【思ったこと】 130928(土)「しなければならない」を解消する方法
9月25日の続き。日常生活の中で重荷に感じる事柄の1つに、「○○しなければならない」という義務的な行動がある。これについては、以前、こちらの論文で詳しく述べたことがある。要するに、「○○しなければならない」には
- 「○○しないと嫌子が出現するのでそれを阻止するための行動をしなければならない」=嫌子出現阻止の随伴性
- 「○○しないと好子が消失するのでそれを阻止するための行動をしなければならない」=好子消失阻止の随伴性
という阻止の随伴性によって行動させられている状況である。もっとも、「○○しないと嫌子が出現する」とか「○○しないと好子が消失する」というのは予想のようなものであって直接効果的ではない。通常は、そういう「予想」(ルール支配行動)が不安(=嫌子)を煽り、その嫌子をなくそうとする「嫌子消失の随伴性」によってその行動は強化されている。であるからして、義務的な行動を持続させるためには、関与する嫌子あるいは好子に対する確立操作を強める必要がある。例えば、大地震に備える行動を強化するためには、映像や体験談を繰り返し伝えることで「大地震=嫌子」という確立操作を行う必要がある。また、「受験勉強しないと入試で不合格になる(好子消失)」という阻止の随伴性で受験勉強を強化するためには、好子として想定されている志望大学の魅力、入学後の学生生活が強い好子になるような確立操作が必要である。
我々が生きていくためには、「しなければならない」行動は不可欠であり、また、そういう随伴性が働かないと、大きな目標を達成したり、積み重ねによる成果を獲得することができない。しかし、あまりにもそのしがらみが強すぎると、日々の生活は窮屈になり、ついには、すべてを投げ出して逃避生活に転じることにもなりかねない。
では「しなければならない」が過重にのしかかっている時はどうすればよいのか。それにはまず、その義務的随伴性のタイプを見極める必要がある。
- 生活の基本を支えるために低賃金の労働にあけくれている場合。この場合は、行動マネジメントではどうすることもできない。政治や福祉の力に委ねるほかはない。
- 日常生活に必要な諸行動を義務的に感じる場合、例えば早起きが面倒、食事の支度が面倒、洗濯が面倒、...といった場合。この時の対応策としては、
- 生活に必要な諸動作を、生きるための有意義な行動として意味づけ儀式化する。
- 生活に必要な諸動作が一定の流れで継時的に生じるように、自動的に起こるようにする。

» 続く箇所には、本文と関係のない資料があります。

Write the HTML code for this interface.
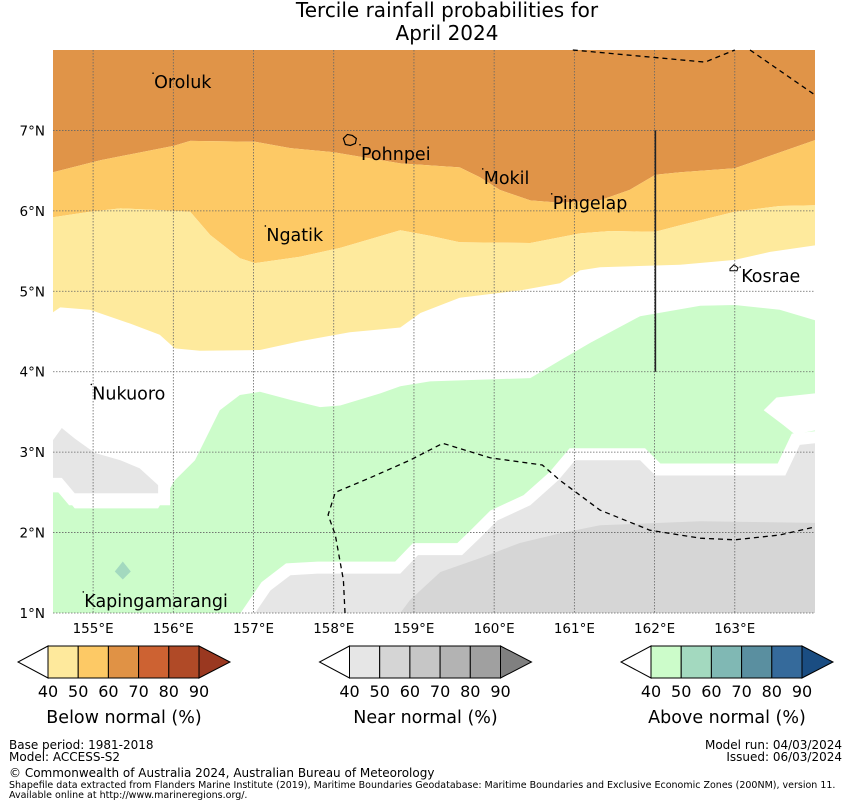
<!DOCTYPE html>
<html><head><meta charset="utf-8"><style>
body{margin:0;background:#fff;}
svg text{font-family:"DejaVu Sans","Liberation Sans",sans-serif;fill:#000;}
</style></head><body>
<svg id="chart" width="850" height="804" xmlns="http://www.w3.org/2000/svg">
<text x="447" y="17" font-size="20" text-anchor="middle">Tercile rainfall probabilities for</text>
<text x="447" y="40" font-size="20" text-anchor="middle">April 2024</text>
<g id="map"></g>
<g id="axes"></g>
<g id="bars"></g>
<g font-size="12">
<text x="9" y="749" font-size="12">Base period: 1981-2018</text>
<text x="9" y="761" font-size="12">Model: ACCESS-S2</text>
<text x="9" y="777" font-size="12">© Commonwealth of Australia 2024, Australian Bureau of Meteorology</text>
<text x="9" y="788" font-size="9.5">Shapefile data extracted from Flanders Marine Institute (2019), Maritime Boundaries Geodatabase: Maritime Boundaries and Exclusive Economic Zones (200NM), version 11.</text>
<text x="9" y="798" font-size="9.5">Available online at http://www.marineregions.org/.</text>
<text x="842" y="749" font-size="12" text-anchor="end">Model run: 04/03/2024</text>
<text x="842" y="761" font-size="12" text-anchor="end">Issued: 06/03/2024</text>
</g>
</svg>
<script>
const lonTicks=[155,156,157,158,159,160,161,162,163];
const latTicks=[1,2,3,4,5,6,7];
const belowTop60=[[154.5,6.48],[155.09,6.63],[156.01,6.81],[156.21,6.87],[157.02,6.86],[157.46,6.78],[157.99,6.73],[158.83,6.59],[159.57,6.54],[159.82,6.42],[160.07,6.26],[160.45,6.13],[160.82,6.10],[161.32,6.13],[161.69,6.26],[162.01,6.45],[162.32,6.48],[163.0,6.53],[164.0,6.88]];
const below50=[[154.5,5.92],[154.96,5.99],[155.34,6.03],[155.83,6.01],[156.21,5.99],[156.46,5.70],[156.83,5.41],[157.02,5.35],[157.58,5.43],[158.08,5.54],[158.83,5.76],[159.2,5.69],[159.57,5.61],[160.45,5.60],[161.07,5.72],[161.45,5.75],[162.01,5.74],[162.32,5.82],[163.0,5.99],[163.56,6.06],[164.0,6.07]];
const below40=[[154.5,4.74],[154.59,4.80],[154.96,4.77],[155.46,4.60],[155.83,4.46],[156.02,4.29],[156.33,4.26],[157.08,4.27],[157.58,4.38],[158.2,4.49],[158.83,4.55],[159.08,4.73],[159.57,4.92],[160.32,5.01],[160.82,5.10],[161.07,5.26],[161.32,5.30],[162.32,5.33],[163.0,5.39],[163.44,5.49],[164.0,5.57]];
const above40=[[154.5,2.50],[154.61,2.50],[154.77,2.30],[155.81,2.30],[156.02,2.65],[156.27,2.90],[156.58,3.52],[156.83,3.71],[157.08,3.75],[157.46,3.65],[157.83,3.56],[158.08,3.58],[158.58,3.73],[158.83,3.82],[159.2,3.88],[160.45,3.92],[160.82,4.14],[161.2,4.36],[161.82,4.69],[162.57,4.82],[163.0,4.83],[163.56,4.77],[164.0,4.64]];
const hole=[[163.36,3.52],[163.52,3.68],[164,3.73],[164,3.27],[163.75,3.22],[163.6,3.34]];
const near40=[[157.02,1.0],[157.21,1.28],[157.46,1.47],[157.8,1.49],[158.83,1.49],[159.05,1.72],[159.6,1.72],[159.82,1.93],[160.04,2.15],[160.45,2.34],[160.8,2.65],[161.01,2.90],[161.82,2.90],[162.01,2.71],[163.63,2.71],[163.81,3.09],[164,3.11],[164,1.0]];
const nearBlob=[[154.5,2.68],[154.5,3.15],[154.61,3.30],[154.77,3.17],[155.02,2.99],[155.34,2.90],[155.58,2.80],[155.81,2.59],[155.81,2.49],[154.77,2.49],[154.61,2.68]];
const near50=[[158.83,1.0],[158.95,1.16],[159.33,1.51],[159.82,1.68],[160.32,1.87],[160.82,1.99],[161.32,2.09],[162.57,2.14],[164,2.12],[164,1.0]];
const eezSouth=[[158.14,1.0],[158.12,1.41],[158.02,1.97],[157.93,2.22],[158.02,2.50],[158.45,2.68],[158.95,2.90],[159.36,3.11],[159.95,2.93],[160.6,2.84],[160.82,2.65],[161.32,2.28],[161.94,2.03],[162.57,1.93],[163,1.91],[163.56,1.97],[164,2.07]];
const eezNorth1=[[160.98,8.0],[162.63,7.85],[163,8.0]];
const eezNorth2=[[163.19,8.0],[164,7.44]];
const spotLon=155.37, spotLat=1.64;
const places=["Oroluk","Pohnpei","Mokil","Pingelap","Ngatik","Kosrae","Nukuoro","Kapingamarangi"];
const placeLon=[155.76,158.34,159.87,160.73,157.16,163.08,154.99,154.89];
const placeLat=[7.60,6.71,6.41,6.10,5.70,5.19,3.73,1.15];
const barLabels=["40","50","60","70","80","90"];
const belowColors=["#fee99c","#fdc965","#e09245","#cd6232","#b04a27","#9a3820"];
const nearColors=["#e6e6e6","#d5d5d5","#c6c6c6","#b3b3b3","#a0a0a0","#808080"];
const aboveColors=["#ccfcca","#a3d9bf","#80b8b4","#5a8fa0","#356a9b","#1a4d82"];
const barTitles=["Below normal (%)","Near normal (%)","Above normal (%)"];

const NS="http://www.w3.org/2000/svg";
const X0=53,X1=815,Y0=50,Y1=613,LON0=154.5,LON1=164,LAT0=1,LAT1=8;
function px(lon){return X0+(lon-LON0)*(X1-X0)/(LON1-LON0);}
function py(lat){return Y1-(lat-LAT0)*(Y1-Y0)/(LAT1-LAT0);}
function mk(tag,attrs,parent){const e=document.createElementNS(NS,tag);for(const k in attrs)e.setAttribute(k,attrs[k]);parent.appendChild(e);return e;}
function pts(a){return a.map(p=>px(p[0]).toFixed(1)+","+py(p[1]).toFixed(1)).join(" ");}
function band(top,bottom){return pts(top)+" "+pts(bottom.slice().reverse());}
const map=document.getElementById('map');
const topEdge=[[LON0,LAT1],[LON1,LAT1]], botEdge=[[LON0,LAT0],[LON1,LAT0]];
let e;
e=mk('rect',{x:X0,y:Y0,width:X1-X0,height:Y1-Y0,fill:'#ffffff'},map);

e=mk('polygon',{points:band(topEdge,belowTop60),fill:'#e09448'},map);

e=mk('polygon',{points:band(belowTop60,below50),fill:'#fdc965'},map);

e=mk('polygon',{points:band(below50,below40),fill:'#feea9d'},map);

e=mk('polygon',{points:band(above40,botEdge),fill:'#ccfcca'},map);

e=mk('polygon',{points:pts(hole),fill:'#ffffff'},map);

e=mk('polygon',{points:pts(near40),fill:'#e6e6e6',stroke:'#ffffff','stroke-width':24,'paint-order':'stroke','stroke-linejoin':'miter'},map);

e=mk('polygon',{points:pts(nearBlob),fill:'#e6e6e6',stroke:'#ffffff','stroke-width':24,'paint-order':'stroke'},map);

e=mk('polygon',{points:pts(near50),fill:'#d6d6d6'},map);

e=mk('path',{d:`M${px(spotLon)},${py(spotLat)} l-8,10 l8,8 l8,-8 z`,fill:'#a3d9bf'},map);

e=mk('rect',{x:X1,y:Y0,width:40,height:Y1-Y0,fill:'#fff'},map);

e=mk('rect',{x:X0-20,y:Y0,width:20,height:Y1-Y0,fill:'#fff'},map);

lonTicks.forEach(l=>{
  const g=mk('line',{x1:px(l),x2:px(l),y1:Y0,y2:Y1,stroke:'#666','stroke-width':0.8,'stroke-dasharray':'1.5,1.5'},map);
  
});
latTicks.forEach(l=>{
  const g=mk('line',{x1:X0,x2:X1,y1:py(l),y2:py(l),stroke:'#666','stroke-width':0.8,'stroke-dasharray':'1.5,1.5'},map);
  
});
[eezSouth,eezNorth1,eezNorth2].forEach(a=>{
  const l=mk('polyline',{points:pts(a),fill:'none',stroke:'#000','stroke-width':1.3,'stroke-dasharray':'5,4'},map);
  
});
e=mk('line',{x1:px(162.01),x2:px(162.01),y1:py(7),y2:py(4),stroke:'#222','stroke-width':1.6},map);

e=mk('path',{d:`M${px(158.12)},${py(6.9)} l4,-4 l5,1 l4,3 l-1,5 l-5,2 l-5,-1 z`,fill:'none',stroke:'#000','stroke-width':1.2},map);

e=mk('path',{d:`M${px(162.94)},${py(5.28)} l4,-4 l4,3 l-1,3 l-7,0 z`,fill:'none',stroke:'#000','stroke-width':1},map);

places.forEach((n,i)=>{
  const t=mk('text',{x:px(placeLon[i]),y:py(placeLat[i])+6,'font-size':17.5},map);
  t.textContent=n;
  
  
  const d=mk('circle',{cx:px(placeLon[i])-1,cy:py(placeLat[i])-9,r:0.8,fill:'#000'},map);
  
});
const axes=document.getElementById('axes');
lonTicks.forEach(l=>{
  const t=mk('text',{x:px(l),y:633,'font-size':13.5,'text-anchor':'middle'},axes);
  t.textContent=l+"°E";
  
});
latTicks.forEach(l=>{
  const t=mk('text',{x:45,y:py(l)+5,'font-size':13.5,'text-anchor':'end'},axes);
  t.textContent=l+"°N";
  
});
const bars=document.getElementById('bars');
[belowColors,nearColors,aboveColors].forEach((cols,bi)=>{
  const ox=bi*301.5, y0=646, y1=678, ym=662, bx=48+ox, w=30.2;
  const g=mk('g',{},bars);
  
  
  const lt=mk('polygon',{points:`${bx},${y0} ${18+ox},${ym} ${bx},${y1}`,fill:'#fff',stroke:'#000','stroke-width':1},g);
  
  for(let i=0;i<5;i++){
    const r=mk('rect',{x:bx+i*w,y:y0,width:w,height:y1-y0,fill:cols[i],stroke:'#000','stroke-width':1},g);
    
  }
  const rt=mk('polygon',{points:`${bx+5*w},${y0} ${230+ox},${ym} ${bx+5*w},${y1}`,fill:cols[5],stroke:'#000','stroke-width':1},g);
  
  barLabels.forEach((lb,i)=>{
    const t=mk('text',{x:bx+i*w,y:697,'font-size':16,'text-anchor':'middle'},g);
    t.textContent=lb;
    
  });
  const tt=mk('text',{x:124+ox,y:723,'font-size':17.5,'text-anchor':'middle'},g);
  tt.textContent=barTitles[bi];
  
});
</script>
</body></html>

- 大きすぎる目標を立てず、日々の実践・達成サイクルを重視する。大きな目標を立てると、それを実現するための手段的行動が入れ子構造型で設定される。手段的行動は基本的に、「これをしないと目標が達成できない(=好子消失)」という阻止の随伴性で義務的に強化される。それが負担になりすぎる時は、目標を撤回するか、もう少し小さな目標に取り替えてみる。何も目標の無いというのでは、日々の生活は刹那的で単純作業の反復だけに終わってしまって空しくなるが、かといって、毎日、手段的行動に振り回されて突然死というのも儚いものだ。その人の年齢にもよるが、若い時は「大志を抱き」、高齢になってきたら、その日のできる範囲での小目標を立てて実行、達成していったほうが充実する。
- 社会的なしがらみを減らす。社会貢献を重視する余りにいろいろな役回りを引き受けるとそれに振り回されて自分を見失う。それでよしとする人は構わないが、負担に感じるようであれば、早めに、ソフトランディング型の離脱を探るべきであろう。(←ソフトランディングというのは、少しずつ、役回りを減らして交代していくという意味。突然の辞任や引退表明は周囲に迷惑をかけやすい。)